Copyright 2013, InterAmerica, Inc.
Lance Moody’s recent uncovering of extrapolations by Delbert Newhouse in his late accounts of what transpired during and after his filming of “objects” in Utah in 1952 (the Tremonton film) brings to mind that most initial flying saucer and/or UFO sightings end up being elaborated upon by the originators of such sightings/reports.
I’m exempting Lonnie Zamora whose 1964 Socorro sighting remained fixed and steady right up to his death.
But most other UFO incidents are made elaborate, after the fact, and a 2013 account of the December 1980 Rendlesham episode, recently aired by Destination America’s Alien Mysteries program, indicated, for me, that psychological mechanisms are at work in most UFO accounts.
There are a number of psychiatric and psychological designations that can be applied to the structure of the elaborations made by UFO witnesses: secondary elaboration, displacement, et cetera.
But one doesn’t need to resort to psychiatric etiologies to determine that persons build upon their sightings as time goes along.
These aren’t confabulations but, rather, elaborations, that the UFO witness adds, piecemeal, to flesh out what was a semi-traumatic event for them.
In the aired Rendlesham case, Jim Penniston and John Burroughs did the heavy lifting of the British incident, abetted by Nick Pope, for whom the sighting rivals the 1947 Roswell incident in New Mexico.
In the broadcast, it becomes clear, in this 2013 rendering, that hypnosis fed and extended the incident from its original telling to what has now become an elaborate tale of time traveling, abduction, and government/military cover-up and meddling.
Burroughs and Penniston have come to believe that what they experienced is now determined to be, at least as far as Penniston is concerned, a possible visitation by our descendants from the future.

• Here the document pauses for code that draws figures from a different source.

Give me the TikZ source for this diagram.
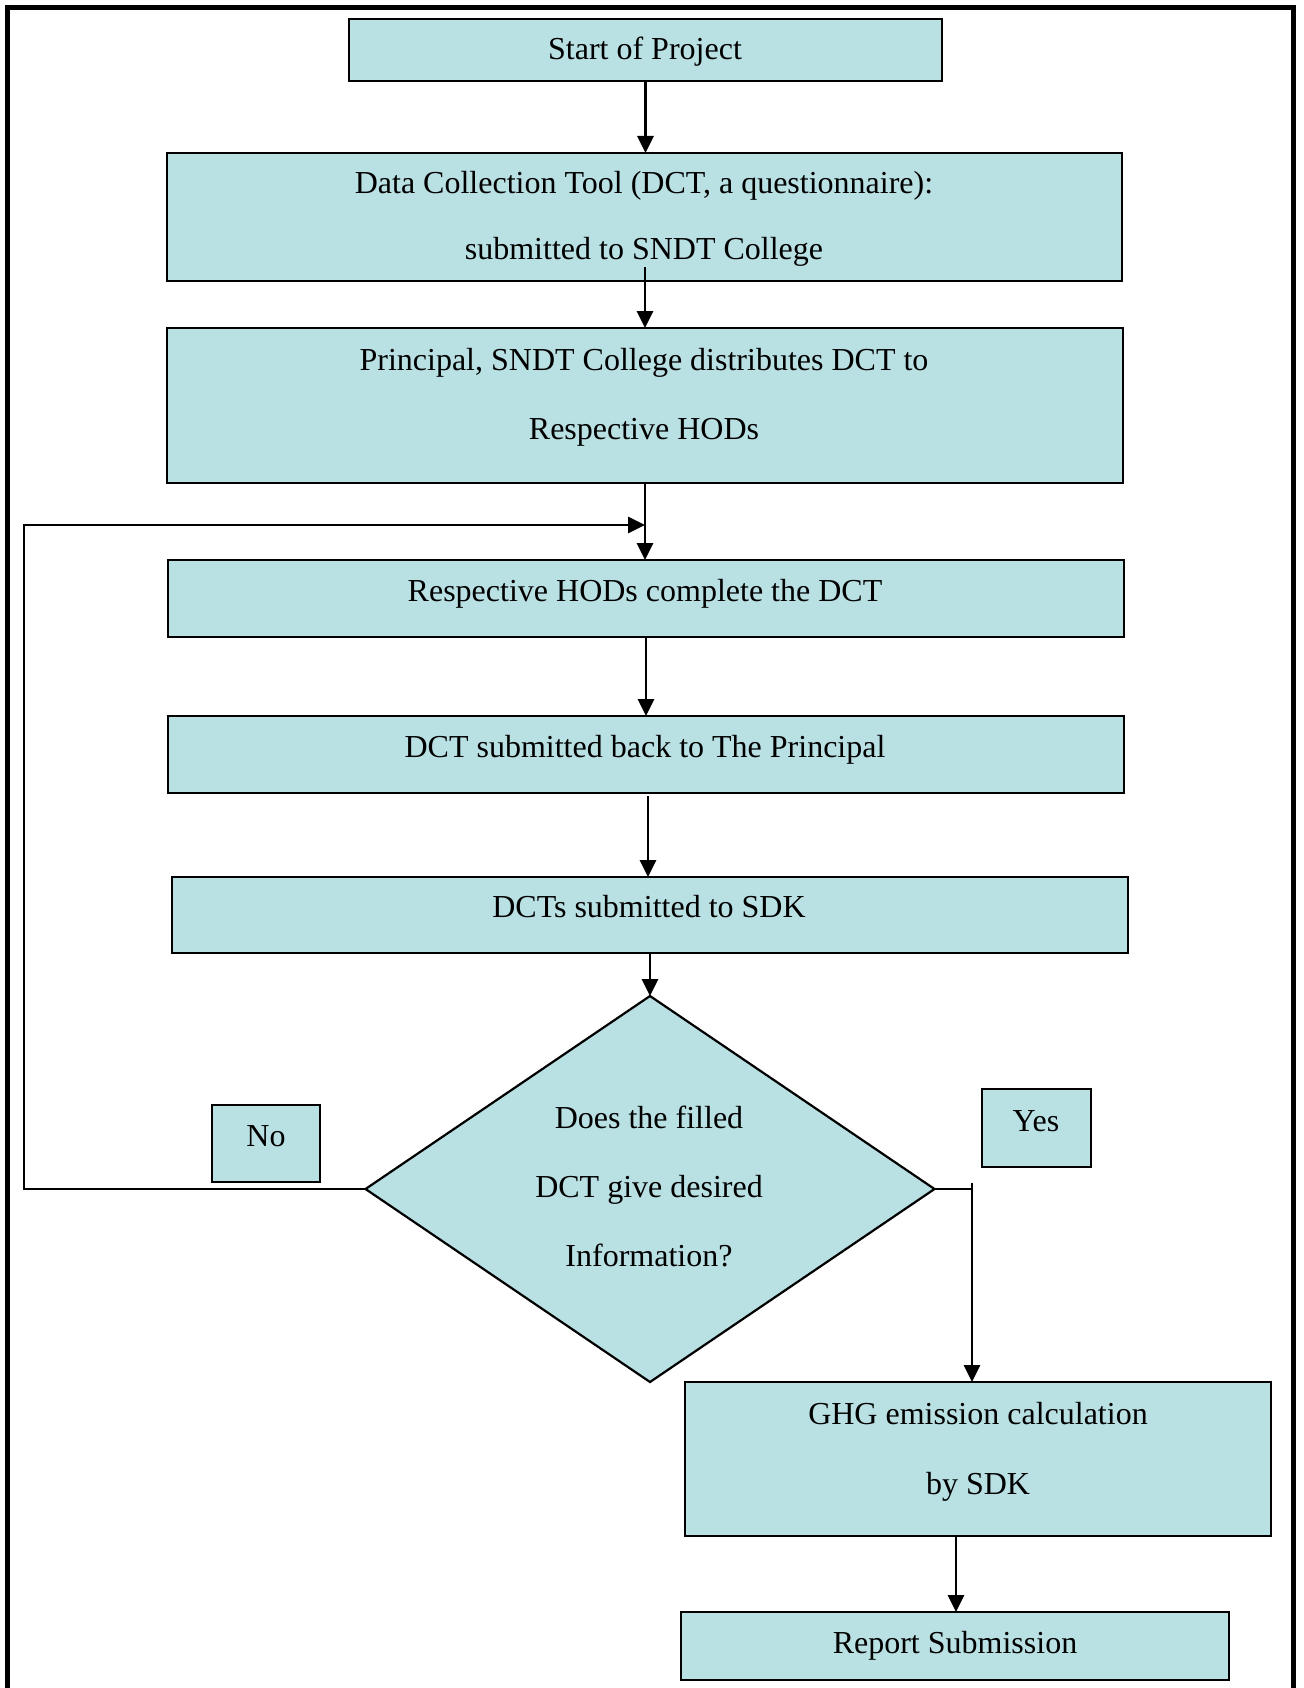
\documentclass[tikz,border=0pt]{standalone}
\usepackage{fontspec}
\setmainfont{Liberation Serif}
\usetikzlibrary{arrows.meta,shapes.geometric}
\definecolor{boxfill}{RGB}{185,224,227}
\begin{document}
\begin{tikzpicture}[x=1pt,y=-1pt,
  box/.style={draw, fill=boxfill, line width=2.2pt, inner sep=0pt, outer sep=0pt, anchor=north west},
  txt/.style={anchor=base, inner sep=0pt, font=\fontsize{32}{38}\selectfont},
  conn/.style={line width=2.8pt},
  arr/.style={conn, -{Triangle[length=17pt,width=16pt]}},
]
\useasboundingbox (0,0) rectangle (1303,1688);
\fill[white] (0,0) rectangle (1303,1688);
% outer frame
\draw[line width=5.5pt, line join=miter] (7.5,1700) -- (7.5,7.5) -- (1293.5,7.5) -- (1293.5,1700);

% boxes
\node[box, minimum width=593pt, minimum height=62pt]  (start) at (349,19) {};
\node[box, minimum width=955pt, minimum height=128pt] (dct)   at (167,153) {};
\node[box, minimum width=956pt, minimum height=155pt] (prin)  at (167,328) {};
\node[box, minimum width=956pt, minimum height=77pt]  (hods)  at (168,560) {};
\node[box, minimum width=956pt, minimum height=77pt]  (back)  at (168,716) {};
\node[box, minimum width=956pt, minimum height=76pt]  (sdk)   at (172,877) {};
\node[draw, fill=boxfill, line width=2.2pt, shape=diamond, inner sep=0pt, outer sep=0pt,
      minimum width=569pt, minimum height=386pt] (dia) at (650,1189) {};
\node[box, minimum width=108pt, minimum height=77pt]  (no)    at (212,1105) {};
\node[box, minimum width=109pt, minimum height=78pt]  (yes)   at (982,1089) {};
\node[box, minimum width=586pt, minimum height=154pt] (ghg)   at (685,1382) {};
\node[box, minimum width=548pt, minimum height=68pt]  (rep)   at (681,1612) {};

% texts
\node[txt] (t1)  at (645,60)  {Start of Project};
\node[txt] (t2a) at (644,194) {Data Collection Tool (DCT, a questionnaire):};
\node[txt] (t2b) at (644,259) {submitted to SNDT College};
\node[txt] (t3a) at (644,370) {Principal, SNDT College distributes DCT to};
\node[txt] (t3b) at (644,439) {Respective HODs};
\node[txt] (t4)  at (645,601) {Respective HODs complete the DCT};
\node[txt] (t5)  at (645,757) {DCT submitted back to The Principal};
\node[txt] (t6)  at (649,917) {DCTs submitted to SDK};
\node[txt] (t7a) at (649,1128) {Does the filled};
\node[txt] (t7b) at (649,1197) {DCT give desired};
\node[txt] (t7c) at (649,1266) {Information?};
\node[txt] (tno) at (266,1146) {No};
\node[txt] (tye) at (1036,1131) {Yes};
\node[txt] (t8a) at (978,1424) {GHG emission calculation};
\node[txt] (t8b) at (978,1494) {by SDK};
\node[txt] (t9)  at (955,1653) {Report Submission};

% connector helper points
\coordinate (a2s) at (645,267);
\coordinate (a5s) at (648,796);
\coordinate (lb) at (24,1189);
\coordinate (lt) at (24,525);
\coordinate (lh) at (645,525);
\coordinate (yc) at (972,1189);
\coordinate (yt) at (972,1183);
\coordinate (a7) at (956,1536);

% connectors
\draw[arr] (start.south) -- (start.south |- dct.north);
\draw[arr] (a2s) -- (a2s |- prin.north);
\draw[arr] (prin.south) -- (prin.south |- hods.north);
\draw[arr] (hods.south) -- (hods.south |- back.north);
\draw[arr] (a5s) -- (a5s |- sdk.north);
\draw[arr] (sdk.south) -- (dia.north);
\draw[arr] (dia.west) -- (lb) -- (lt) -- (lh);
\draw[conn] (dia.east) -- (yc);
\draw[arr] (yt) -- (yt |- ghg.north);
\draw[arr] (a7) -- (a7 |- rep.north);
\end{tikzpicture}
\end{document}
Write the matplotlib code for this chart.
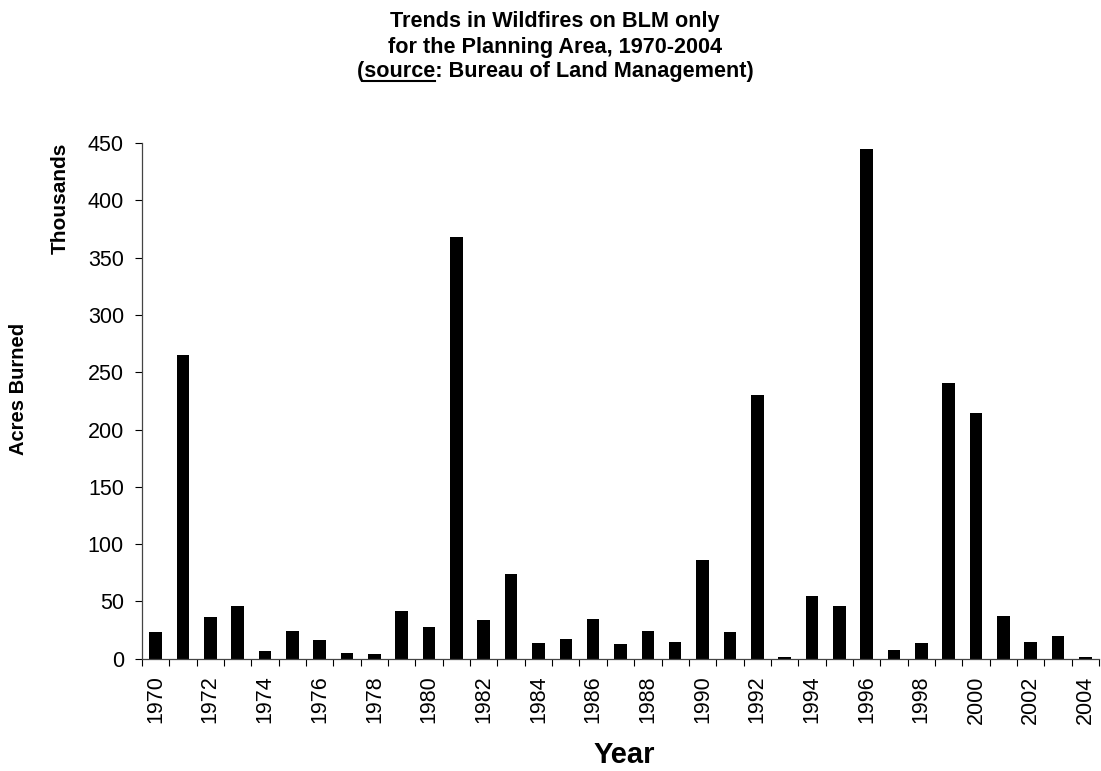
import matplotlib
matplotlib.use("Agg")
from matplotlib import pyplot as plt
from matplotlib.lines import Line2D
import numpy as np

years = list(range(1970, 2005))
acres = [23.5, 265, 36, 46, 6.5, 24.5, 16, 5, 4, 42,
         28, 368, 34, 74, 14, 17, 35, 12.5, 24.5, 15,
         86.5, 23.5, 230.5, 1.5, 54.5, 46, 445, 7.5, 13.5, 241,
         214, 37.5, 15, 19.5, 1.5]
yticks = [0, 50, 100, 150, 200, 250, 300, 350, 400, 450]
title_lines = ["Trends in Wildfires on BLM only",
               "for the Planning Area, 1970-2004",
               "(source: Bureau of Land Management)"]

plt.rcParams["font.family"] = ["Liberation Sans", "DejaVu Sans"]

W, H = 1101, 771
fig = plt.figure(figsize=(W/100, H/100), dpi=100)
ax = fig.add_axes([142/W, 112.3/H, 957/W, (658.7-143)/H])

x = np.arange(len(years))
ax.bar(x, acres, width=0.46, color="black", edgecolor="none")

ax.set_xlim(-0.5, len(years)-0.5)
ax.set_ylim(0, 450)
ax.set_yticks(yticks)
ax.tick_params(axis="y", labelsize=15.5, length=5, width=0.8, pad=8, direction="out")

# tick marks between categories, labels on every other year
ax.set_xticks(np.arange(len(years)+1) - 0.5)
ax.set_xticklabels([])
ax.set_xticks(x[::2], minor=True)
ax.set_xticklabels([str(y) for y in years[::2]], minor=True, rotation=90, fontsize=15.5)
ax.tick_params(axis="x", which="major", length=5, width=0.8, direction="out")
ax.tick_params(axis="x", which="minor", length=0, pad=12)

for s in ["top", "right"]:
    ax.spines[s].set_visible(False)
for s in ["left", "bottom"]:
    ax.spines[s].set_color("#444444")
    ax.spines[s].set_linewidth(0.9)

fig.text(624/W, 1-755/H, "Year", ha="center", va="center", fontsize=21, fontweight="bold")
fig.text(19/W, 1-389/H, "Acres Burned", rotation=90, ha="center", va="center",
         fontsize=14.5, fontweight="bold")
fig.text(60/W, 1-198/H, "Thousands", rotation=90, ha="center", va="center",
         fontsize=15, fontweight="bold")

tx = 555/W
texts = []
for i, line in enumerate(title_lines):
    t = fig.text(tx, 1-(22+25*i)/H, line, ha="center", va="center",
                 fontsize=15.6, fontweight="bold")
    texts.append(t)

# underline "source" in the third line
renderer = fig.canvas.get_renderer()
t3 = texts[2]
bb = t3.get_window_extent(renderer)
fp = t3.get_fontproperties()
w_open = renderer.get_text_width_height_descent("(", fp, ismath=False)[0]
w_src = renderer.get_text_width_height_descent("(source", fp, ismath=False)[0]
desc = renderer.get_text_width_height_descent(title_lines[2], fp, ismath=False)[2]
base = bb.y0 + desc
uy = (base - 3) / H
fig.add_artist(Line2D([(bb.x0 + w_open)/W, (bb.x0 + w_src)/W], [uy, uy],
                      transform=fig.transFigure, color="black", linewidth=1.5))

plt.savefig("out.png", dpi=100)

(The possibility would explain the vast incursions of UFOs that doom the idea of interplanetary visitations to this speck in the Universe.)
However, once hypnosis is used in the exploration of mental memory, one has to throw out the offerings that come forth: they are beleaguered by disconnected memories and extraneous mental detritus, which is why Freud and Psychoanalysis abandoned the procedure early on for that psychological practice.
In the Newhouse/Tremonton elaborations one can determine that a need to fortify a singular event was endemic to Delbert Newhouse’s desire to provide a strident legacy that didn’t happen once his film was dismissed as probably birds in the sky.
The same kind of need for “fame” and/or a significant legacy seems to have afflicted many of the Roswell citizens, who were or are aging without anything notable to add to their meager lives and Roswell was and is a vehicle which has allowed some notability.
Roswell elaborations are legion, and mostly unraveled or unraveling as time has gone by and UFO investigators actually pursue the “facts” in each teller’s tale.
The first flying disk notable, Kenneth Arnold, himself, resorted to building upon his iconic sighting, he abetted by Ray Palmer and also a need to have a worthwhile legacy.
The Betty Hill and Travis Walton elaborations, whether true or not, came much after the initial accounts and, while not outright lies, like that of George Adamski and others, are accretions that disrupt the original story they provided.
Each UFO case needs a psychological evaluation to determine why the stories have been built upon or elaborated.
Yet, that takes us away from the UFO phenomenon and into the personalities of UFO lore, not addressing the enigma itself – a waste of time and effort if one only wants to know what UFOs are or may be.
Nonetheless, it’s an effort worthy of psychological, neurological, and sociological study should one be so inclined.
I only note it here as the Rendlesham program was so blatantly about elaboration and not UFOs, per se, that it irked to see the phenomenon flummoxed by such a charade.